*DIRECTIONS:*
Gather every line below where "this" appears.

--- --- ---

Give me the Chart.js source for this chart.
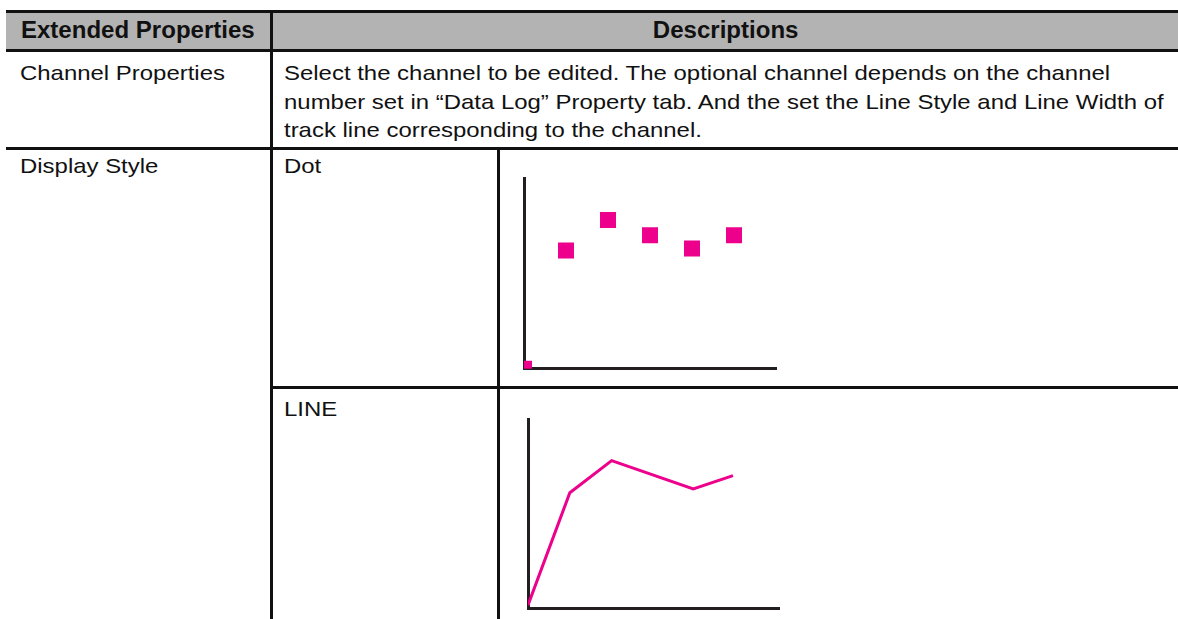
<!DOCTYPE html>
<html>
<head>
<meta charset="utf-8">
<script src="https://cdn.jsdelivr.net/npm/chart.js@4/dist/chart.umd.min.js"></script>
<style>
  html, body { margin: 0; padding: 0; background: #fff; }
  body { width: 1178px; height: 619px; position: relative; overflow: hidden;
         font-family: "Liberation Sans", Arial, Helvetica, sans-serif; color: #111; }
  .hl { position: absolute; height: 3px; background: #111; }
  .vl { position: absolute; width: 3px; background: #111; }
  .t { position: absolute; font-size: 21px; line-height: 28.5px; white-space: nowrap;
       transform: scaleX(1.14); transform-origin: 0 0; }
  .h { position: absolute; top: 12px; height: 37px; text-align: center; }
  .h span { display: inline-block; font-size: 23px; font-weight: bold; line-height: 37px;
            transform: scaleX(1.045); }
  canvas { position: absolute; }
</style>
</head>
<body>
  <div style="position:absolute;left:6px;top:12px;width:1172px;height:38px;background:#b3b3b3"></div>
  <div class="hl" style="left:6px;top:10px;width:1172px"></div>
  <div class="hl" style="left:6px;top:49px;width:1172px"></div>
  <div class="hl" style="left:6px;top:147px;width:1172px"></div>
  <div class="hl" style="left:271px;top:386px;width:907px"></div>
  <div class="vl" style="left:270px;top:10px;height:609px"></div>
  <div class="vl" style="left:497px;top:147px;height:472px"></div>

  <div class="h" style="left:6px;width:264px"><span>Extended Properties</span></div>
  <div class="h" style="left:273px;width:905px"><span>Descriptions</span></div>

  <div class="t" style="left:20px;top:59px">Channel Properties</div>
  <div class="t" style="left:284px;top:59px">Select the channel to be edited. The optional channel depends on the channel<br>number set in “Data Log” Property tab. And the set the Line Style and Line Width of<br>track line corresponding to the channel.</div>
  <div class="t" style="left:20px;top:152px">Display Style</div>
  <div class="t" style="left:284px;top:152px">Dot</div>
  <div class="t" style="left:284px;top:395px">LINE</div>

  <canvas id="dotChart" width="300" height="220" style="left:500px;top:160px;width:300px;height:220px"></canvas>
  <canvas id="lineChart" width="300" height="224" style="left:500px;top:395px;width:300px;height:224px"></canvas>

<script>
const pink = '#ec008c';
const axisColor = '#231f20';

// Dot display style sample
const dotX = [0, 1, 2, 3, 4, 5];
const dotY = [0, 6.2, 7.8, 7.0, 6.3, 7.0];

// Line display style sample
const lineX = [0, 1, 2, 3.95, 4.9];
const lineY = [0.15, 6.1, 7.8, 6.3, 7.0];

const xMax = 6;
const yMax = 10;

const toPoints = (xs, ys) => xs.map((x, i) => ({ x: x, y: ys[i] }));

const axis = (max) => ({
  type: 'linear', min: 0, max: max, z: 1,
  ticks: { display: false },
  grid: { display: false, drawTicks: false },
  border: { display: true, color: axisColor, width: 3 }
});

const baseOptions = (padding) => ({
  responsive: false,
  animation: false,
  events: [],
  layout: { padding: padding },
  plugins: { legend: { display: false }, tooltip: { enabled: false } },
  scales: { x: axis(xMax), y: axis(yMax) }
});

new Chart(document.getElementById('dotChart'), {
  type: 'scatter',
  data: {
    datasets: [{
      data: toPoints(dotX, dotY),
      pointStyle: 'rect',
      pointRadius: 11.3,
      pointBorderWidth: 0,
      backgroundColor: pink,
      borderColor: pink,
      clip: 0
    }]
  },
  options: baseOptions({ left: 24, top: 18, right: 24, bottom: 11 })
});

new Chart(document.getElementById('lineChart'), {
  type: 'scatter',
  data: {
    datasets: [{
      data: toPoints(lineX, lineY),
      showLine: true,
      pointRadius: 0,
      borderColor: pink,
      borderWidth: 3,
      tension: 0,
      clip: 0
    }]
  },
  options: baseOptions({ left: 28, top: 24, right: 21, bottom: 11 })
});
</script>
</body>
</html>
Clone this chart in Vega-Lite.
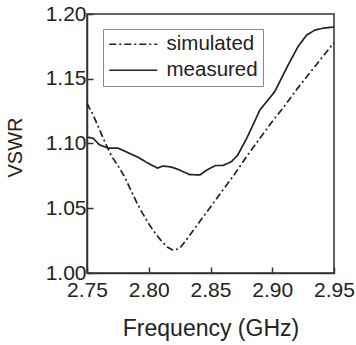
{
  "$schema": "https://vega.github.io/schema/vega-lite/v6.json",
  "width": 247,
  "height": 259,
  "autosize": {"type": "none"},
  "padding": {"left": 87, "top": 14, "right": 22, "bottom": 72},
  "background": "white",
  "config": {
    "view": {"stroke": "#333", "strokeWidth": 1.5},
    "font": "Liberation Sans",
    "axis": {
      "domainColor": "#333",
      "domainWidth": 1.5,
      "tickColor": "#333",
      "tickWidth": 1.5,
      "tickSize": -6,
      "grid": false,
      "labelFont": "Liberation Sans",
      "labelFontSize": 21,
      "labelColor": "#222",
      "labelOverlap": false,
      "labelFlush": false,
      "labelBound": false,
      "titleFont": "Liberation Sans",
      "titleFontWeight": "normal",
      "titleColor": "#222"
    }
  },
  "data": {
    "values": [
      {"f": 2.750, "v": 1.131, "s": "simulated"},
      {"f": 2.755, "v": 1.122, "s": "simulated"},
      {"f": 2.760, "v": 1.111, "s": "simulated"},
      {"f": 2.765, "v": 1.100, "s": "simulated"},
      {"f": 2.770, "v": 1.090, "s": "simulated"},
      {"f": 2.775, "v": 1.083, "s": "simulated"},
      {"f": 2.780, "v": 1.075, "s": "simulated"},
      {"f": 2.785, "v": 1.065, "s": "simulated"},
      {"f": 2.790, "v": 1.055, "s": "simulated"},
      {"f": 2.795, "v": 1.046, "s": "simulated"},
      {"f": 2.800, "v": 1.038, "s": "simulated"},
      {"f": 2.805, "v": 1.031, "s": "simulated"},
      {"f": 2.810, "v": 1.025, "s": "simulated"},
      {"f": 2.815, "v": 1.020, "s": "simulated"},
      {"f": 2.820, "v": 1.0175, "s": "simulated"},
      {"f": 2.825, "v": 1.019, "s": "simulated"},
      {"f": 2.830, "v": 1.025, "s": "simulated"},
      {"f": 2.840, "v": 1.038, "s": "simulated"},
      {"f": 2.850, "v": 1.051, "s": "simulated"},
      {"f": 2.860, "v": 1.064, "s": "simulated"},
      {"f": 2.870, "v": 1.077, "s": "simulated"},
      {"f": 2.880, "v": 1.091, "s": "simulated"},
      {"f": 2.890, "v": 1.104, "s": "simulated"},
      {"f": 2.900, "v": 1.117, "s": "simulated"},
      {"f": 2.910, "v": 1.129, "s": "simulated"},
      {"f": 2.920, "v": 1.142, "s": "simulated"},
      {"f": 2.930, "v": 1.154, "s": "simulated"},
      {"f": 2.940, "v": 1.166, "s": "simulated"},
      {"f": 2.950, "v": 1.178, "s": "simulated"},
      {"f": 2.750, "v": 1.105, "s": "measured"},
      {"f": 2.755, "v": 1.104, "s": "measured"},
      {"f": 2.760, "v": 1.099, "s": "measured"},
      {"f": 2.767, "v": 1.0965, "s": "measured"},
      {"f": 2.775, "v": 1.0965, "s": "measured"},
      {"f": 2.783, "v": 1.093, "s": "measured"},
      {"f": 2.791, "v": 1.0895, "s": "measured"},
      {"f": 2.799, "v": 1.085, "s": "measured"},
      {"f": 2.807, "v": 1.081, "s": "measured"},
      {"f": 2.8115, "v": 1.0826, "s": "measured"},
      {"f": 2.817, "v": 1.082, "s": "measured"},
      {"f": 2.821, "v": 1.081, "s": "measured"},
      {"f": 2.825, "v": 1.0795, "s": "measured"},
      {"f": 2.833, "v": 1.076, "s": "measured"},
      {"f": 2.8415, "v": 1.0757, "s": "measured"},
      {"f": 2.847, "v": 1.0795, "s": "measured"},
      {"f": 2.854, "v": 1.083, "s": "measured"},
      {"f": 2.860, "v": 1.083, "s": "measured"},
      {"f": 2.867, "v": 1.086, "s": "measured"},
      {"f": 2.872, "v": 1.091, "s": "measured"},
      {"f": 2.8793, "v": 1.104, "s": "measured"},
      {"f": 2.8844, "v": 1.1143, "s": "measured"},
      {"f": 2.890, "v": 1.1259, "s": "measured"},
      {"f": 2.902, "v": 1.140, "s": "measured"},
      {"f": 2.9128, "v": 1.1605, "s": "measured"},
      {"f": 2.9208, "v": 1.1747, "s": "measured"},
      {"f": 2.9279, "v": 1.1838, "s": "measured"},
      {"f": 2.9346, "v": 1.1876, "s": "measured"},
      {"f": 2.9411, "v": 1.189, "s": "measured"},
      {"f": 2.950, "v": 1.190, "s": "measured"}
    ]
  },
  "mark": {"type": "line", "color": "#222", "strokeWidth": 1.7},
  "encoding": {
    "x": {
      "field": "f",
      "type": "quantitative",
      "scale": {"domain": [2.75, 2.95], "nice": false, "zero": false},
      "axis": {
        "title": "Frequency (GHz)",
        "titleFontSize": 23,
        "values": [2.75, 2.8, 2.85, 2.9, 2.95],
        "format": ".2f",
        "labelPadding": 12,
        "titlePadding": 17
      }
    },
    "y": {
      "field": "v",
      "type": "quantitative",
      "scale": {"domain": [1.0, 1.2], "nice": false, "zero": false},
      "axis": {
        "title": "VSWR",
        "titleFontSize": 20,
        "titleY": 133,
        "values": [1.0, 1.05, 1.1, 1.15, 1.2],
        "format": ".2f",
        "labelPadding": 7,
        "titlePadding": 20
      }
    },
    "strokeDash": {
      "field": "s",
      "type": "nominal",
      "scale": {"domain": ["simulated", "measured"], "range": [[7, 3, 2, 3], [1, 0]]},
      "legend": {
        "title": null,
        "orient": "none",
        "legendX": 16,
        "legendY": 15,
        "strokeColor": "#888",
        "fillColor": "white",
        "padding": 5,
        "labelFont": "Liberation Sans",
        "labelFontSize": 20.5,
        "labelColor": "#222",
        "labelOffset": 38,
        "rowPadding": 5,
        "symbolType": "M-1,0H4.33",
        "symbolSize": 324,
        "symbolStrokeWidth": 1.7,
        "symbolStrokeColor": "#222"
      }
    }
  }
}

--- --- ---

*RESPONSE:*
Give me the Chart.js source for this chart.
Clone this chart in Vega-Lite.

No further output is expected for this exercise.